Sunday, 19 March 2006

The Violence of Truth

Warning: The following will ruin David Cronenberg's "A History of Violence" for you.

I remember this ex-journalist being interviewed on an Israeli talk show for the release of his then new book some 15 years or so ago. The guy was asked by the interviewer, a famous Israeli actress whose name I seem to have managed to forget despite the fact she was then in almost everything made in Israel, for the reasons of his retirement from his career as a supposedly famous and influential journalist.
The guy said that two incidents that he found out about shook his belief in what news is all about. I only remember one of the two examples he gave: He said that some 10 years after Israel's 1973 Yom Kippur war, in which Israel was very close to losing to Egypt's and Syria's armies with record numbers of casualties and probably nuclear weapons being armed and the first global oil crisis being triggered, he had learnt that the King of Jordan had personally met the then Prime Minister of Israel to warn her in person that Israel is going to be taken by a surprise attack. Well, he hoped to break the surprise factor.
He didn't: He was dismissed as unreliable by Israel's Prime Minister. A week later, to everyone's so called surprise, Israel was attacked and tens of thousands lost their lives.
The ex-journalist said that he just couldn't accept the fact that this bit of information, which could have saved the lives of some of his friends that died in this war, was not known to the press; he discovered it by chance a long time after the war was over, and it made him conclude that most of our world's journalism work was a rather useless affair as the information that is really important is quite often left unfound or unpublished. Whatever's really worth uncovering is not always exposed, thus affecting and twisting our perceptions of what history was really like.

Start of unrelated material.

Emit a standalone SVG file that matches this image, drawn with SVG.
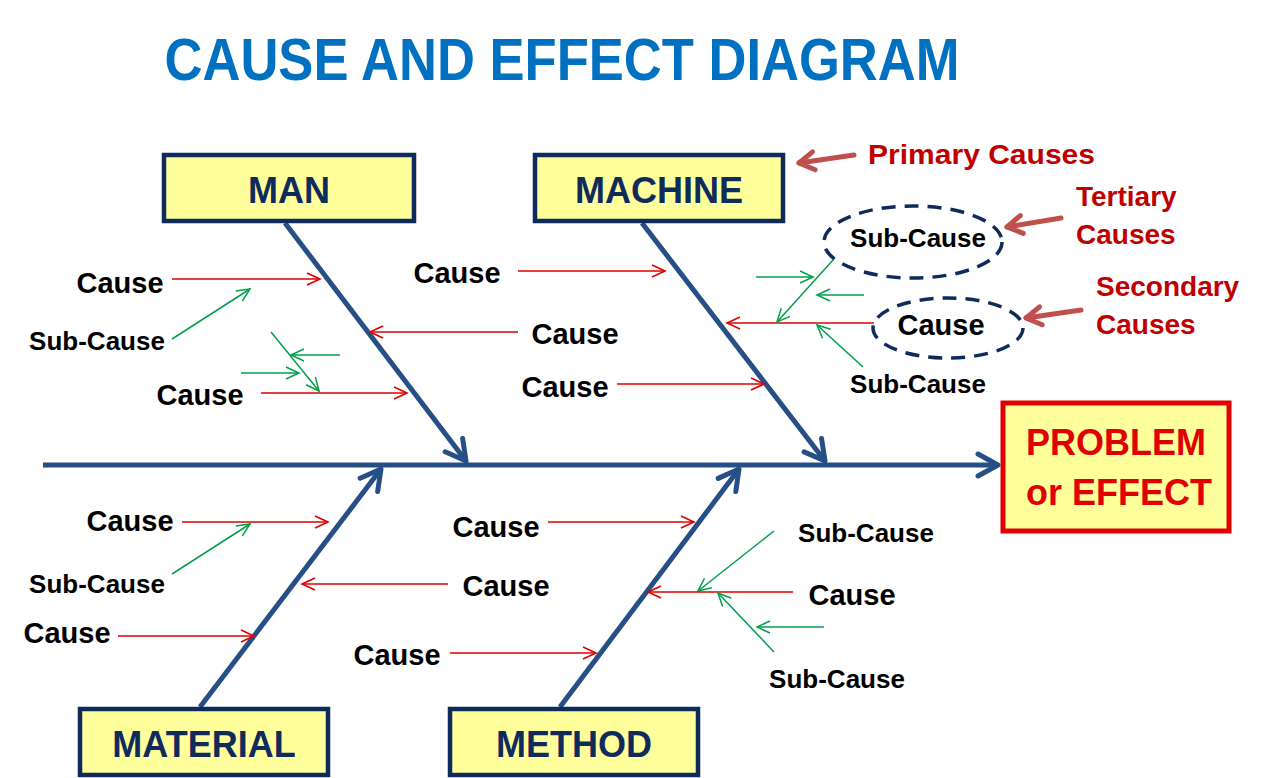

David Cronenber's latest film, A History of Violence, deals with this issue of keeping the truth unexposed. But it goes even further: It claims that even after we have the truth exposed, most of us just choose to ignore it and remember or focus only the bits that flatter us, forgetting all about the bad stuff.
Vigo Mortensen plays a guy who is, by all means, the fulfillment of the American Dream. A hard working man with a loving wife, a son, a daughter, and a truck (the essential dog is missing from the equation; I wonder if that's on purpose).
However, we slowly learn that there's more to Vigo than meets the eye: He seems to be really good at killing people, a talent that is slowly but surely exposed by the film.
Yet, despite being an obvious out-and-out criminal of the very harshest degree, his family and his small time friends are willing to utterly forget all of that and remember him just for what they like to remember: that until he was exposed he was just another member of society they could interact with. They refuse to acknowledge the fact that he could be a bad person because they don't want to shatter their perception of life being a good [American] dream.
In typical Cronenberg fashion, the director keeps on challenging us to say whether we are any better than Vigo Mortensen's friends and family. The film has some very graphic violent shots and some very explicit sexual content that we are not used to seeing in the cinema, and which made the entire cinema's audience uncomfortable; but that's the danger of truth, most of the time it is rather uncomfortable to digest. It is us that choose to ignore its violent edge and remember its nicer aspects.
While Cronenberg is obviously aiming his film at Americans, I believe his statement to be valid for everyone: Israelis, Australians, and all the rest. Whether it's the USA's shoddy dealings with Saddam Hussein, Israel's handling of Palestinians, or Australia's handling of the AWB incident or its handling of refugees, the truth is out in the open for us to ponder. But we choose to ignore it.

What can I say? A History of Violence is an excellent, thought provoking film. Highly recommended.